**CHALLENGE**
Retype the data exactly, from its first line to the line containing "Arial, Helvetica, sans-serif'", including both, and skip any picture.

======== DATA ========

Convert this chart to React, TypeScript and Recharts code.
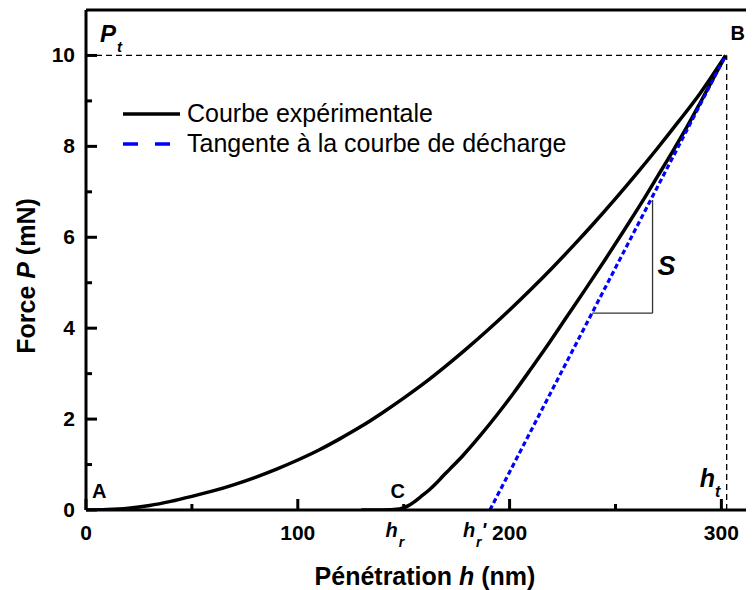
import { ComposedChart, Line, XAxis, YAxis, ReferenceLine, ReferenceDot } from 'recharts'

const FONT = '"Liberation Sans", Arial, Helvetica, sans-serif'

// courbe de charge
const loadH = [0, 10, 20, 30, 40, 50, 60, 70, 80, 90, 100, 110, 120, 130, 140, 150, 160, 170, 180, 190, 200, 210, 220, 230, 240, 250, 260, 270, 280, 290, 302]
const loadP = [0, 0.01, 0.04, 0.1, 0.19, 0.3, 0.42, 0.56, 0.72, 0.9, 1.1, 1.32, 1.57, 1.84, 2.14, 2.46, 2.8, 3.17, 3.56, 3.97, 4.4, 4.85, 5.32, 5.81, 6.32, 6.85, 7.4, 7.97, 8.56, 9.17, 10]

// courbe de décharge
const unloadH = [130, 140, 148, 152, 155, 158, 162, 165, 168, 172, 178, 186, 194, 202, 210, 218, 227, 236, 245, 254, 263, 270, 277, 284, 290, 296, 302]
const unloadP = [0, 0, 0.02, 0.09, 0.18, 0.29, 0.44, 0.57, 0.72, 0.91, 1.2, 1.63, 2.09, 2.58, 3.1, 3.63, 4.25, 4.87, 5.5, 6.15, 6.81, 7.35, 7.89, 8.45, 8.96, 9.48, 10]

// tangente
const tangentH = [190.7, 302]
const tangentP = [0, 10]

// triangle S
const sH = [239, 267.5]
const sP = [4.33, 6.82]

const hMax = 302.5
const pMax = 10
const hr = 148
const hrPrime = 190.7

const xTicks = [0, 50, 100, 150, 200, 250, 300]
const xLabels = [0, 100, 200, 300]
const yTicks = [0, 1, 2, 3, 4, 5, 6, 7, 8, 9, 10]
const yLabels = [0, 2, 4, 6, 8, 10]
const topTicks = [32, 64.5, 97, 129, 161, 193.5, 226, 258, 290]

const rows = (hs: number[], ps: number[]) => hs.map((h, i) => ({ h, p: ps[i] }))
const loadData = rows(loadH, loadP)
const unloadData = rows(unloadH, unloadP)
const tangentData = rows(tangentH, tangentP)

function XTick(props: any) {
  const { x, y, payload } = props
  const major = xLabels.includes(payload.value)
  return (
    <g>
      <line x1={x} x2={x} y1={y} y2={y - (major ? 11 : 6)} stroke="#000" strokeWidth={3} />
      {major && (
        <text x={x} y={y + 30} textAnchor="middle" fontFamily={FONT} fontWeight="bold" fontSize={21} fill="#000">
          {payload.value}
        </text>
      )}
    </g>
  )
}

function YTick(props: any) {
  const { x, y, payload } = props
  const major = yLabels.includes(payload.value)
  return (
    <g>
      <line x1={x} x2={x + (major ? 11 : 6)} y1={y} y2={y} stroke="#000" strokeWidth={3} />
      {major && (
        <text x={x - 11} y={y + 7} textAnchor="end" fontFamily={FONT} fontWeight="bold" fontSize={21} fill="#000">
          {payload.value}
        </text>
      )}
    </g>
  )
}

function TopTick(props: any) {
  const { x, y } = props
  return <line x1={x} x2={x} y1={y} y2={y + 4} stroke="#000" strokeWidth={2} />
}

const bold = { fontFamily: FONT, fontWeight: 'bold' as const, fill: '#000' }

export default function App() {
  return (
    <div style={{ position: 'relative', width: 746, height: 582 }}>
      <ComposedChart width={746} height={582} margin={{ top: 0, right: 0, bottom: 0, left: 0 }} style={{ overflow: 'visible' }}>
        <XAxis
          dataKey="h"
          type="number"
          domain={[0, 315.4]}
          ticks={xTicks}
          interval={0}
          allowDataOverflow
          height={80}
          tickSize={0}
          tickMargin={0}
          tickLine={false}
          tick={<XTick />}
          axisLine={{ stroke: '#000', strokeWidth: 3 }}
          label={(p: any) => {
            const vb = p.viewBox || p
            return (
              <text x={vb.x + vb.width / 2 + 5} y={vb.y + 75} textAnchor="middle" fontSize={25} {...bold}>
                Pénétration <tspan fontStyle="italic">h</tspan> (nm)
              </text>
            )
          }}
        />
        <XAxis
          xAxisId="top"
          orientation="top"
          type="number"
          domain={[0, 315.4]}
          ticks={topTicks}
          interval={0}
          height={2}
          tickSize={0}
          tickMargin={0}
          tickLine={false}
          tick={<TopTick />}
          axisLine={{ stroke: '#000', strokeWidth: 3 }}
        />
        <YAxis
          type="number"
          domain={[0, 11]}
          ticks={yTicks}
          interval={0}
          allowDataOverflow
          width={78}
          tickSize={0}
          tickMargin={0}
          tickLine={false}
          tick={<YTick />}
          axisLine={{ stroke: '#000', strokeWidth: 3 }}
          label={(p: any) => {
            const vb = p.viewBox || p
            const cy = vb.y + vb.height / 2 + 16
            return (
              <text x={27} y={cy} transform={`rotate(-90 27 ${cy})`} textAnchor="middle" fontSize={25} {...bold}>
                Force <tspan fontStyle="italic">P</tspan> (mN)
              </text>
            )
          }}
        />

        <ReferenceLine segment={[{ x: 0, y: pMax }, { x: hMax, y: pMax }]} stroke="#000" strokeWidth={1.3} strokeDasharray="6 4" />
        <ReferenceLine segment={[{ x: hMax, y: 0 }, { x: hMax, y: pMax }]} stroke="#000" strokeWidth={1.3} strokeDasharray="6 4" />
        <ReferenceLine segment={[{ x: sH[0], y: sP[0] }, { x: sH[1], y: sP[0] }]} stroke="#333" strokeWidth={1.3} />
        <ReferenceLine segment={[{ x: sH[1], y: sP[0] }, { x: sH[1], y: sP[1] }]} stroke="#333" strokeWidth={1.3} />

        <Line data={loadData} dataKey="p" type="monotone" stroke="#000" strokeWidth={3.5} dot={false} activeDot={false} isAnimationActive={false} />
        <Line data={unloadData} dataKey="p" type="monotone" stroke="#000" strokeWidth={3.5} dot={false} activeDot={false} isAnimationActive={false} />
        <Line data={tangentData} dataKey="p" type="linear" stroke="#0000ff" strokeWidth={3.2} strokeDasharray="5 3" dot={false} activeDot={false} isAnimationActive={false} />

        <ReferenceDot x={0} y={0} r={1} shape={(p: any) => <text x={p.cx + 6} y={p.cy - 12} fontSize={20} {...bold}>A</text>} />
        <ReferenceDot x={302} y={pMax} r={1} shape={(p: any) => <text x={p.cx + 5} y={p.cy - 15} fontSize={20} {...bold}>B</text>} />
        <ReferenceDot x={hr} y={0} r={1} shape={(p: any) => <text x={p.cx - 9} y={p.cy - 12} fontSize={20} {...bold}>C</text>} />
        <ReferenceDot x={0} y={pMax} r={1} shape={(p: any) => (
          <text x={p.cx + 14} y={p.cy - 13} fontSize={24} fontStyle="italic" {...bold}>
            P<tspan fontSize={15} dx={1} dy={10}>t</tspan>
          </text>
        )} />
        <ReferenceDot x={hMax} y={0} r={1} shape={(p: any) => (
          <text x={p.cx - 27} y={p.cy - 23} fontSize={25} fontStyle="italic" {...bold}>
            h<tspan fontSize={16} dx={0} dy={10}>t</tspan>
          </text>
        )} />
        <ReferenceDot x={hr} y={0} r={1} shape={(p: any) => (
          <text x={p.cx - 14} y={p.cy + 27} fontSize={20} fontStyle="italic" {...bold}>
            h<tspan fontSize={14} dx={1} dy={10}>r</tspan>
          </text>
        )} />
        <ReferenceDot x={hrPrime} y={0} r={1} shape={(p: any) => (
          <text x={p.cx - 27} y={p.cy + 27} fontSize={20} fontStyle="italic" {...bold}>
            h<tspan fontSize={14} dx={1} dy={10}>r</tspan><tspan dy={-10}>'</tspan>
          </text>
        )} />
        <ReferenceDot x={sH[1]} y={(sP[0] + sP[1]) / 2} r={1} shape={(p: any) => (
          <text x={p.cx + 5} y={p.cy + 18} fontSize={27} fontStyle="italic" {...bold}>S</text>
        )} />
      </ComposedChart>

      <svg width={746} height={582} style={{ position: 'absolute', left: 0, top: 0, pointerEvents: 'none' }}>
        <line x1={115} x2={172} y1={106} y2={106} stroke="#000" strokeWidth={3.5} />
        <text x={179} y={114} fontFamily={FONT} fontSize={25} fill="#000">Courbe expérimentale</text>
        <line x1={115} x2={164} y1={136} y2={136} stroke="#0000ff" strokeWidth={3.5} strokeDasharray="15 17" />
        <text x={179} y={144} fontFamily={FONT} fontSize={25} fill="#000">Tangente à la courbe de décharge</text>
      </svg>
    </div>
  )
}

========

**REPLY**
Convert this chart to React, TypeScript and Recharts code.
import { ComposedChart, Line, XAxis, YAxis, ReferenceLine, ReferenceDot } from 'recharts'

const FONT = '"Liberation Sans", Arial, Helvetica, sans-serif'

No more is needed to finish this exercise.